- Genre: Documentary
- Directed by: Dean Cornish
- Presented by: Peter Elliott
- Country of origin: New Zealand
- Original language: English
- No. of seasons: 1
- No. of episodes: 8

Production
- Executive producer: Tina McLaren
- Producer: Gavin Wood
- Running time: 45 minutes

Original release
- Network: TVNZ 1
- Release: 20 March – 8 May 2014

= The Art of The Architect =

2010s New Zealand television programme

The Art of The Architect is a 2014 New Zealand television series about architecturally-designed building projects, and is similar in format to Grand Designs. The New Zealand actor and narrator Peter Elliott presented the programme. Elliott had previously studied art history and architecture, and worked as a designer.

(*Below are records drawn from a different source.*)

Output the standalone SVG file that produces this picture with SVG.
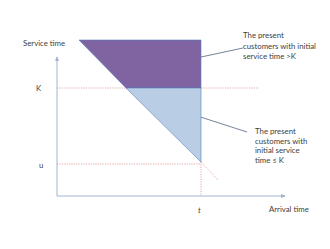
<svg xmlns="http://www.w3.org/2000/svg" width="330" height="249" viewBox="0 0 330 249">
<defs>
<style>
text{font-family:Lato,"Open Sans","Liberation Sans",sans-serif;font-size:7.8px;fill:#404040}
.ax{stroke:#A0B4D2;stroke-width:1;fill:none}
.dot{stroke:#D99694;stroke-width:0.8;stroke-dasharray:1.2 1.2;fill:none}
.lead{stroke:#3B4F6E;stroke-width:0.7;fill:none}
</style>
<marker id="ar" viewBox="0 0 6 6" refX="5" refY="3" markerWidth="5" markerHeight="5" orient="auto">
<path d="M0,0.5 L6,3 L0,5.5 z" fill="#A0B4D2"/>
</marker>
</defs>
<rect width="330" height="249" fill="#fff"/>
<g id="connectors">
<line class="ax" x1="57" y1="196" x2="57" y2="57" marker-end="url(#ar)"/>
<line class="ax" x1="57" y1="196" x2="285" y2="196" marker-end="url(#ar)"/>
<line class="dot" x1="57" y1="88" x2="259" y2="88"/>
<line class="dot" x1="57" y1="164" x2="201" y2="164"/>
<line class="dot" x1="201" y1="162" x2="201" y2="196"/>
<line class="dot" x1="201" y1="162" x2="218" y2="180"/>
<line class="lead" x1="187" y1="60" x2="243" y2="48"/>
<line class="lead" x1="185" y1="112" x2="247" y2="132"/>
</g>
<g id="upper-region">
<polygon points="79,40 201,40 201,88 126,88" fill="#8064A2" stroke="#4F81BD" stroke-width="0.6"/>
</g>
<g id="lower-region">
<polygon points="126,88 201,88 201,162" fill="#B9CDE5" stroke="#4F81BD" stroke-width="0.6"/>
</g>
<g id="labels">
<text x="23" y="46">Service time</text>
<text x="36" y="91">K</text>
<text x="39" y="168">u</text>
<text x="198" y="213" font-style="italic">t</text>
<text x="269" y="212">Arrival time</text>
</g>
<g id="note-upper">
<text x="243" y="38">The present</text>
<text x="243" y="49">customers with initial</text>
<text x="243" y="59">service time &gt;K</text>
</g>
<g id="note-lower">
<text x="255" y="134">The present</text>
<text x="255" y="143.5">customers with</text>
<text x="255" y="153">initial service</text>
<text x="255" y="163">time ≤  K</text>
</g>
</svg>
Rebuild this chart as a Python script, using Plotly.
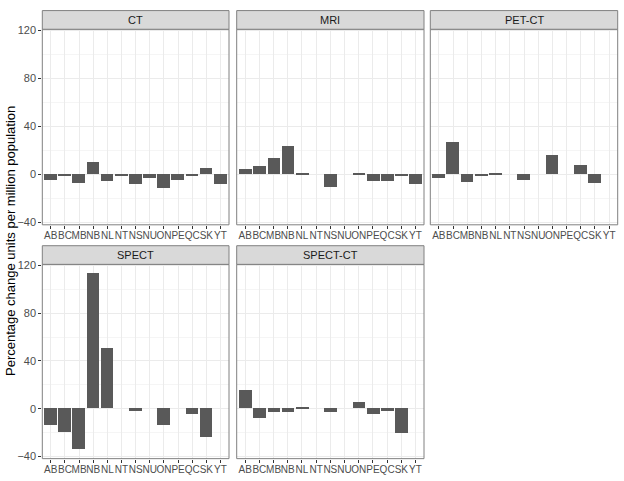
import plotly.graph_objects as go

provinces = ["AB", "BC", "MB", "NB", "NL", "NT", "NS", "NU", "ON", "PE", "QC", "SK", "YT"]
modalities = ["CT", "MRI", "PET-CT", "SPECT", "SPECT-CT"]

ct = [-4.4, -1.6, -7.6, 9.8, -5.4, -0.8, -7.9, -3.5, -11.7, -4.9, -1.4, 5.2, -7.9]
mri = [4.6, 6.5, 13.6, 23.1, 1.2, None, -10.3, None, 0.3, -6.0, -6.0, -1.4, -7.9]
pet_ct = [-3.3, 27.2, -6.8, -1.4, 0.6, None, -4.9, None, 16.3, None, 7.3, -7.1, None]
spect = [-14.1, -19.5, -34.5, 113.2, 50.8, None, -1.9, None, -13.6, None, -4.6, -23.9, None]
spect_ct = [15.2, -8.4, -3.5, -3.0, 1.2, None, -3.0, None, 5.4, -4.9, -1.9, -20.9, None]

series = [ct, mri, pet_ct, spect, spect_ct]

W, H = 624, 481
cols = [(42.3, 229.0), (236.7, 424.0), (430.3, 617.7)]
rows = [(24.7, 224.0), (264.3, 462.3)]
strip_h = 19.0

fig = go.Figure()
yrange = [-41.9, 120.9]
font_fam = "Liberation Sans, Arial"

for i, (name, vals) in enumerate(zip(modalities, series)):
    r, c = divmod(i, 3)
    xl, xr = cols[c]
    yt, yb = rows[r]
    n = i + 1
    xa = "x" if n == 1 else f"x{n}"
    ya = "y" if n == 1 else f"y{n}"
    fig.add_trace(go.Bar(
        x=provinces, y=vals, width=0.9,
        marker=dict(color="#595959", line=dict(width=0)),
        xaxis=xa, yaxis=ya, showlegend=False,
    ))
    xkey = "xaxis" if n == 1 else f"xaxis{n}"
    ykey = "yaxis" if n == 1 else f"yaxis{n}"
    fig.layout[xkey] = dict(
        domain=[xl / W, xr / W], anchor=ya,
        type="category", categoryorder="array", categoryarray=provinces,
        range=[-0.6, 12.6], showgrid=True, gridcolor="#EBEBEB", gridwidth=1,
        ticks="outside", ticklen=3, tickcolor="#333333", tickwidth=1,
        tickangle=0, ticklabelstandoff=-2,
        tickfont=dict(family=font_fam, size=10, color="#4D4D4D"),
        showline=False, zeroline=False, fixedrange=True,
    )
    fig.layout[ykey] = dict(
        domain=[(H - yb) / H, (H - yt) / H], anchor=xa,
        range=yrange, tickvals=[-40, 0, 40, 80, 120],
        showticklabels=(c == 0),
        ticks="outside" if c == 0 else "", ticklen=3, tickcolor="#333333", tickwidth=1,
        showgrid=True, gridcolor="#EBEBEB", gridwidth=1,
        minor=dict(tickvals=[-20, 20, 60, 100], showgrid=True, gridcolor="#F5F5F5", gridwidth=0.6, ticks=""),
        tickfont=dict(family=font_fam, size=11, color="#4D4D4D"),
        showline=False, zeroline=False, fixedrange=True,
    )
    fig.add_shape(type="rect", xref="paper", yref="paper",
                  x0=xl / W, x1=xr / W, y0=(H - yb) / H, y1=(H - yt) / H,
                  line=dict(color="#808080", width=1), fillcolor="rgba(0,0,0,0)", layer="above")
    fig.add_shape(type="rect", xref="paper", yref="paper",
                  x0=xl / W, x1=xr / W, y0=(H - yt) / H, y1=(H - yt + strip_h) / H,
                  line=dict(color="#808080", width=1), fillcolor="#D9D9D9", layer="above")
    fig.add_annotation(x=(xl + xr) / 2 / W, y=(H - yt + strip_h / 2) / H,
                       xref="paper", yref="paper", text=name, showarrow=False,
                       font=dict(family=font_fam, size=11, color="#1A1A1A"),
                       xanchor="center", yanchor="middle")

fig.add_annotation(x=10 / W, y=0.5, xref="paper", yref="paper",
                   text="Percentage change units per million population",
                   textangle=-90, showarrow=False,
                   font=dict(family=font_fam, size=13, color="#000000"),
                   xanchor="center", yanchor="middle")

fig.update_layout(
    width=W, height=H, margin=dict(l=0, r=0, t=0, b=0),
    paper_bgcolor="white", plot_bgcolor="white", bargap=0,
)

fig.write_html("out.html")
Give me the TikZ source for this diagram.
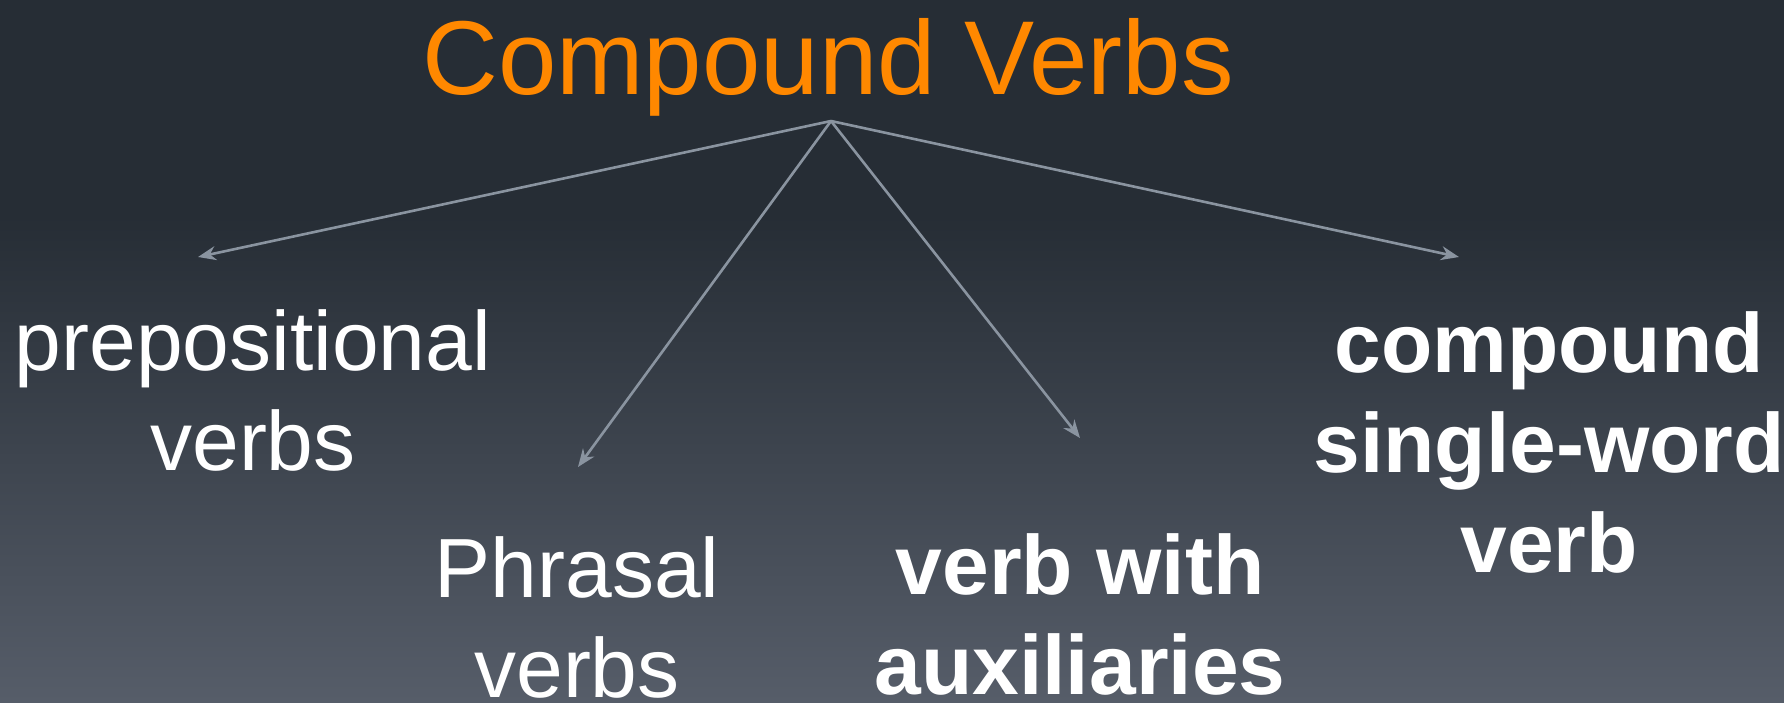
\documentclass[tikz,border=0pt]{standalone}
\usepackage{fontspec}
\setmainfont{Liberation Sans}
\usetikzlibrary{arrows.meta}
\definecolor{bgtop}{HTML}{262D35}
\definecolor{bgbot}{HTML}{565D69}
\definecolor{titleorange}{HTML}{FF8800}
\definecolor{linkgray}{HTML}{8A94A0}
\begin{document}
\begin{tikzpicture}[x=1pt,y=-1pt,
  leaf/.style={text=white, align=center, inner sep=0pt, anchor=base,
    font=\fontsize{84}{100}\selectfont},
  boldleaf/.style={leaf, font=\fontsize{84}{100}\selectfont\bfseries},
  heading/.style={text=titleorange, inner sep=0pt, anchor=base,
    font=\fontsize{105}{120}\selectfont},
  link/.style={draw=linkgray, line width=2.6pt,
    -{Stealth[length=18pt,width=14pt]}}]
  % background: flat dark band, then a soft gradient towards the bottom
  \useasboundingbox (0,0) rectangle (1784,702);
  \fill[bgtop] (0,0) rectangle (1784,216);
  \shade[top color=bgtop, bottom color=bgbot] (0,215) rectangle (1784,702);

  % heading and the four kinds of compound verbs
  % (the base anchor of a multi-line node sits on its last line)
  \node[heading] (title) at (828,94) {Compound Verbs};
  \node[leaf] (prep) at (253,470) {prepositional\\verbs};
  \node[leaf] (phrasal) at (577,697) {Phrasal\\verbs};
  \node[boldleaf] (aux) at (1080,694) {verb with\\auxiliaries};
  \node[boldleaf] (single) at (1549,572) {compound\\single-word\\verb};

  % branching point under the heading and arrow tips above each item
  \coordinate (hub) at (831,121);
  \coordinate (prepTip) at (198,257);
  \coordinate (phrasalTip) at (578,467);
  \coordinate (auxTip) at (1080,438);
  \coordinate (singleTip) at (1459,257);

  \draw[link] (hub) -- (prepTip);
  \draw[link] (hub) -- (phrasalTip);
  \draw[link] (hub) -- (auxTip);
  \draw[link] (hub) -- (singleTip);
\end{tikzpicture}
\end{document}
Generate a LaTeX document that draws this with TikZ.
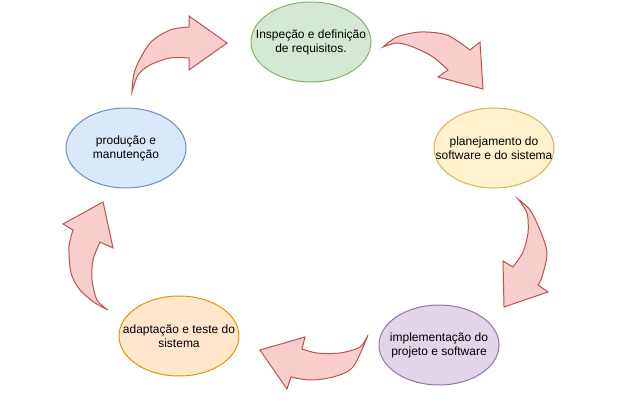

The series was originally intended to be recorded over an 18-month period, but building delays meant that it took more than four years. The series was broadcast in 2014. Only one series was produced, as the broadcaster TVNZ declined to commission further episodes. Grand Designs New Zealand, the local spinoff of the British programme, was first broadcast in 2015.

==Format==
Each episode follows the progress of a single architectural project, with the presenter speaking with the architects, clients and the contractors. Projects profiled included domestic dwellings, a commercial building, and an educational venue. The final episode of the series surveyed three different projects.

==Episodes==

| No. | Title | Location | Original release date | Viewers |
| 1 | TBA | Auckland | 20 March 2014 | N/A |
In this episode, witness the transformation of an Auckland section containing a derelict bungalow into a home and workshop for a car enthusiast.
| 2 | TBA | Waikato | 27 March 2014 | N/A |
When Waikato couple Robin and Colleen Ratcliffe decided to have their home architecturally designed, their passion for Egypt was always going to have a significant influence.
| 3 | TBA | Wellington | 3 April 2014 | N/A |
Having rented a home on Wellington's Oriental Parade for many years, Andrew and Sumi's dream has always been to own a home at this exclusive Wellington address.
| 4 | TBA | Lake Wakatipu | 10 April 2014 | N/A |
Ann, an expat Kiwi, has always held a deep desire to return to New Zealand, and makes plans for her dream home on a stunning site on Lake Wakatipu.
| 5 | TBA | Waipara | 17 April 2014 | N/A |
An award-winning city-based architect works on a property in the heart of South Island wine country – Waipara.
| 6 | TBA | Ōtaki | 24 April 2014 | N/A |
Two architects must understand their client's dream and their enthusiasm for Maoritanga: to create a building that is not only workable, but shrouded in meaning for a group of three iwi.
| 7 | TBA | Grey Lynn | 1 May 2014 | N/A |
Justine and Daniel's bungalow is falling apart. It's too costly to repair but unsafe for their young family, can our architect find a solution for this home in a heritage-protected street?
| 8 | TBA | Auckland | 8 May 2014 | N/A |
Three Auckland architects showcase examples of affordable architecturally-designed dream houses. Take a look at the bach kit and snake house, the shared bach concept, and the zero energy house.